On the way home, my mom proceeded to tell me everything that I did wrong. I listened for a while, but after a while I got frustrated and started to ignore her. I slowly felt myself get more and more frustrated not at anyone other than myself. It made me so perplexed on how I could do so well practicing but perform well in at a game. I stared out the window, watching the symbolic leaves fall again.
I started to think I would never be able to pitch at a high school level. Everyone’s expectations went up while my drive and push went down. I started to want to quit again.
“You’re not gonna quit again. You’ve made it so far, don’t quit now!” my mom pleaded.
“ I am never going to be good enough to pitch in high school!” I said with a smile slowly fading away. I meant it as a joke, but I started to believe in my own words.
That was my one goal, to not only be good enough to pitch in high school but to be the best. And I put in so much time that summer to achieve it, no matter what the cost. I knew being so focused on softball would make me lose a lot of my time with friends. It hurt to know about everyone hanging out and having fun but I would have to say, “Sorry, I can’t.
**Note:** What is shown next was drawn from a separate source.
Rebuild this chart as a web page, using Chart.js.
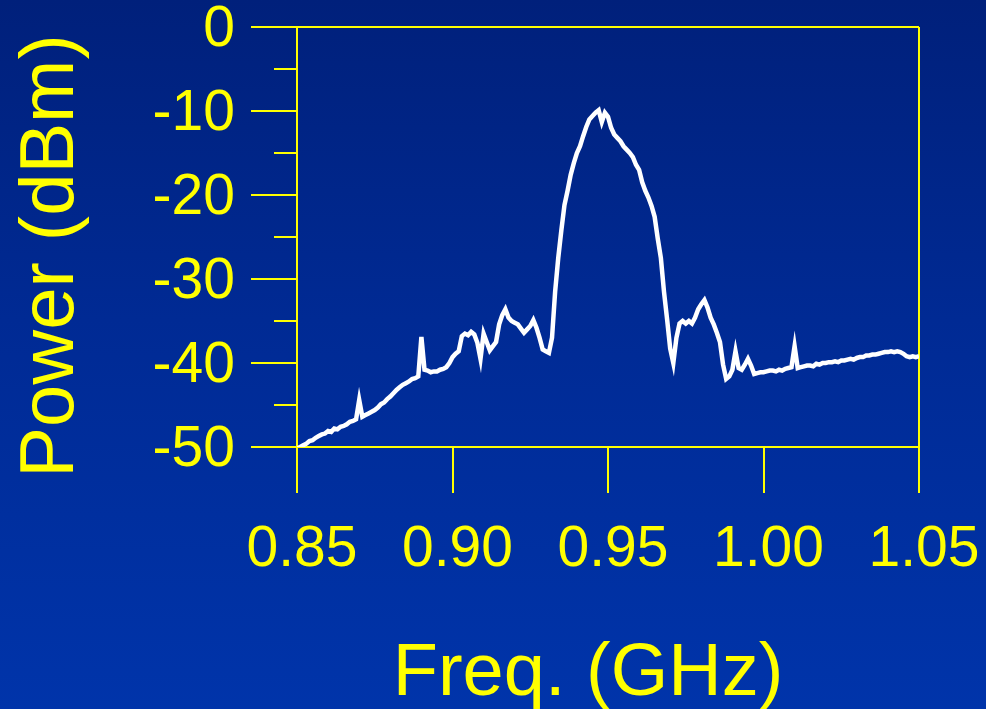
<!DOCTYPE html>
<html>
<head>
<meta charset="utf-8">
<script src="https://cdn.jsdelivr.net/npm/chart.js@4/dist/chart.umd.min.js"></script>
<style>
  html, body { margin: 0; padding: 0; }
  body {
    width: 986px; height: 709px; overflow: hidden;
    background: linear-gradient(180deg, #00207b 0%, #002a94 45%, #0034aa 100%);
  }
  canvas { display: block; }
</style>
</head>
<body>
<canvas id="spectrum" width="986" height="709"></canvas>
<script>
// Sweep: 0.850 GHz to 1.050 GHz in 1 MHz steps
const START_GHZ = 0.850;
const STEP_GHZ = 0.001;

// Measured power, dBm, one value per sweep step
const POWER_DBM = [
  -50.2, -50.0, -49.8, -49.6, -49.3, -49.2, -48.9, -48.7, -48.5, -48.4,
  -48.1, -48.2, -47.8, -47.9, -47.6, -47.5, -47.3, -47.0, -46.9, -46.7,
  -44.4, -46.4, -46.2, -46.0, -45.8, -45.6, -45.3, -44.9, -44.7, -44.3,
  -44.0, -43.6, -43.2, -42.9, -42.6, -42.4, -42.2, -41.9, -41.8, -41.6,
  -36.9, -40.8, -40.9, -41.1, -41.0, -41.0, -40.8, -40.7, -40.5, -40.0,
  -39.3, -38.9, -38.6, -36.8, -36.5, -36.7, -36.3, -36.6, -37.6, -39.5,
  -36.5, -37.5, -38.5, -38.0, -37.5, -35.4, -34.3, -33.6, -34.6, -35.0,
  -35.2, -35.4, -35.9, -36.4, -36.0, -35.6, -34.9, -35.8, -37.0, -38.4,
  -38.6, -38.8, -37.0, -31.5, -27.5, -24.2, -21.2, -19.5, -17.6, -16.2,
  -15.0, -14.2, -13.0, -11.9, -11.0, -10.6, -10.2, -9.9, -11.3, -10.2,
  -10.7, -12.0, -12.8, -13.2, -13.6, -14.2, -14.6, -15.0, -15.5, -16.4,
  -17.0, -18.5, -19.5, -20.3, -21.3, -22.6, -25.2, -27.5, -31.5, -34.8,
  -38.3, -40.0, -37.0, -35.3, -35.0, -35.3, -35.0, -35.3, -34.6, -33.6,
  -33.0, -32.5, -33.4, -34.6, -35.4, -36.4, -37.5, -40.2, -41.9, -41.6,
  -40.8, -38.6, -40.6, -40.8, -40.2, -39.5, -40.3, -41.3, -41.2, -41.1,
  -41.1, -41.0, -40.9, -40.9, -41.0, -40.8, -40.9, -40.7, -40.6, -40.5,
  -38.0, -40.6, -40.5, -40.4, -40.3, -40.3, -40.4, -40.1, -40.2, -40.0,
  -40.0, -39.9, -39.9, -39.8, -39.9, -39.7, -39.7, -39.6, -39.5, -39.6,
  -39.4, -39.3, -39.3, -39.1, -39.1, -39.0, -39.0, -38.9, -38.8, -38.7,
  -38.7, -38.6, -38.7, -38.6, -38.7, -38.9, -39.2, -39.3, -39.2, -39.3,
  -39.2
];

const X_TICKS = [0.85, 0.90, 0.95, 1.00, 1.05];
const X_TICK_LABELS = ['0.85', '0.90', '0.95', '1.00', '1.05'];
const Y_TICKS = [-50, -40, -30, -20, -10, 0];
const Y_TICK_LABELS = ['-50', '-40', '-30', '-20', '-10', '0'];
const Y_MINOR_TICKS = [-45, -35, -25, -15, -5];

const X_TITLE = 'Freq. (GHz)';
const Y_TITLE = 'Power (dBm)';

const YELLOW = '#ffff00';
const TRACE = '#ffffff';
const FONT = '"Liberation Sans", Arial, Helvetica, sans-serif';
const NONE = 'rgba(0,0,0,0)';

const points = POWER_DBM.map((p, i) => ({
  x: +(START_GHZ + i * STEP_GHZ).toFixed(3),
  y: p
}));

// Labels may overhang the plot frame, so the scales claim no edge padding
function noEdgePadding(s) {
  s.paddingTop = 0; s.paddingBottom = 0;
  s.paddingLeft = 0; s.paddingRight = 0;
}

// Axis titles, drawn after the chart
const axisTitles = {
  id: 'axisTitles',
  afterDraw(chart, args, o) {
    const ctx = chart.ctx;
    ctx.save();
    ctx.fillStyle = o.color;
    ctx.textAlign = 'center';
    ctx.textBaseline = 'alphabetic';
    ctx.font = o.xFont;
    ctx.fillText(X_TITLE, o.xAt[0], o.xAt[1]);
    ctx.translate(o.yAt[0], o.yAt[1]);
    ctx.rotate(-Math.PI / 2);
    ctx.font = o.yFont;
    ctx.fillText(Y_TITLE, 0, 0);
    ctx.restore();
  }
};

new Chart(document.getElementById('spectrum'), {
  type: 'line',
  data: {
    datasets: [{
      data: points,
      borderColor: TRACE,
      borderWidth: 4.5,
      pointRadius: 0,
      tension: 0,
      fill: false
    }]
  },
  options: {
    responsive: false,
    animation: false,
    devicePixelRatio: 1,
    layout: { padding: { top: 27, right: 67, bottom: 0, left: 0 } },
    plugins: {
      legend: { display: false },
      tooltip: { enabled: false },
      axisTitles: {
        color: YELLOW,
        xFont: '74px ' + FONT,
        yFont: '76px ' + FONT,
        xAt: [588, 695],
        yAt: [73, 256]
      }
    },
    scales: {
      x: {
        type: 'linear',
        position: 'bottom',
        min: 0.85,
        max: 1.05,
        afterBuildTicks: s => { s.ticks = X_TICKS.map(v => ({ value: v })); },
        afterFit: s => { s.height = 262; noEdgePadding(s); },
        ticks: {
          color: YELLOW,
          font: { family: FONT, size: 57, lineHeight: 0.9 },
          padding: 32,
          labelOffset: 5,
          maxRotation: 0,
          autoSkip: false,
          callback: v => X_TICK_LABELS[X_TICKS.indexOf(v)]
        },
        grid: {
          drawOnChartArea: true,
          drawTicks: true,
          tickLength: 46,
          lineWidth: 2,
          color: c => (c.tick && c.tick.value === X_TICKS[X_TICKS.length - 1]) ? YELLOW : NONE,
          tickColor: YELLOW,
          tickWidth: 2
        },
        border: { display: true, color: YELLOW, width: 2 }
      },
      y: {
        type: 'linear',
        position: 'left',
        weight: 1,
        min: -50,
        max: 0,
        afterBuildTicks: s => { s.ticks = Y_TICKS.map(v => ({ value: v })); },
        afterFit: s => { s.width = 297; noEdgePadding(s); },
        ticks: {
          color: YELLOW,
          font: { family: FONT, size: 57, lineHeight: 0.9 },
          padding: 16,
          labelOffset: 3,
          autoSkip: false,
          callback: v => Y_TICK_LABELS[Y_TICKS.indexOf(v)]
        },
        grid: {
          drawOnChartArea: true,
          drawTicks: true,
          tickLength: 46,
          lineWidth: 2,
          color: c => (c.tick && c.tick.value === Y_TICKS[Y_TICKS.length - 1]) ? YELLOW : NONE,
          tickColor: YELLOW,
          tickWidth: 2
        },
        border: { display: true, color: YELLOW, width: 2 }
      },
      yMinor: {
        type: 'linear',
        position: 'left',
        weight: 0,
        min: -50,
        max: 0,
        afterBuildTicks: s => { s.ticks = Y_MINOR_TICKS.map(v => ({ value: v })); },
        afterFit: s => { s.width = 0; noEdgePadding(s); },
        ticks: { display: false },
        grid: {
          drawOnChartArea: false,
          drawTicks: true,
          tickLength: 23,
          lineWidth: 2,
          tickColor: YELLOW,
          tickWidth: 2
        },
        border: { display: false }
      }
    }
  },
  plugins: [axisTitles]
});
</script>
</body>
</html>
I have pitching.” But I kept telling myself I was getting better at a sport I loved. It was a hard decision to make but I had to make it to achieve the goal I wanted. I wasn’t ready to give up.
In August, the first day of high school softball practice I walked in scared and nervous. But as practice went, on I told myself that I have to give it all I got and then I won’t be able to regret anything. So that is what I planned to do every single day at practice. But after a couple of practices, the motto I had made myself seemed to fade. So to stay confident and focused, I used the saying that my mom had been telling me forever.
“Be so good they don’t have a choice but to play you,” my mom’s voice said bouncing around in my head like a pinball.
The quote would soon show to help lots in the practices and games to come. By the end of that season, I had pitched in varsity games. There were ups and downs during the season but I had the time of my life being able to do the sport I loved with the amazing team I had that always supported me during my good and bad days. It gave me a certain feeling of being invincible when I could just go out and pitch my hardest with everyone behind me ready to back me up and support me.
However, the season came to an end very abruptly and more quickly than anyone wanted. When our team got together for one last time, that was the most memorable banquet ever. We all sat in the commons, listing to the two coach reminisces on our season. Then the time came to give those red and white L’s, the treasure of an athlete. When they called up my group and said we lettered, I couldn’t wait to hold the piece of treasured felt.
This journey has taught me many lessons and most I will hold on to forever.I will never give up on activities I love. There will be hills but “ life's a climb” as Miley Cyrus says, so I will enjoy the ride while I can. I still believe I can achieve my pitching goals and I’m lucky to have three more years to achieve the.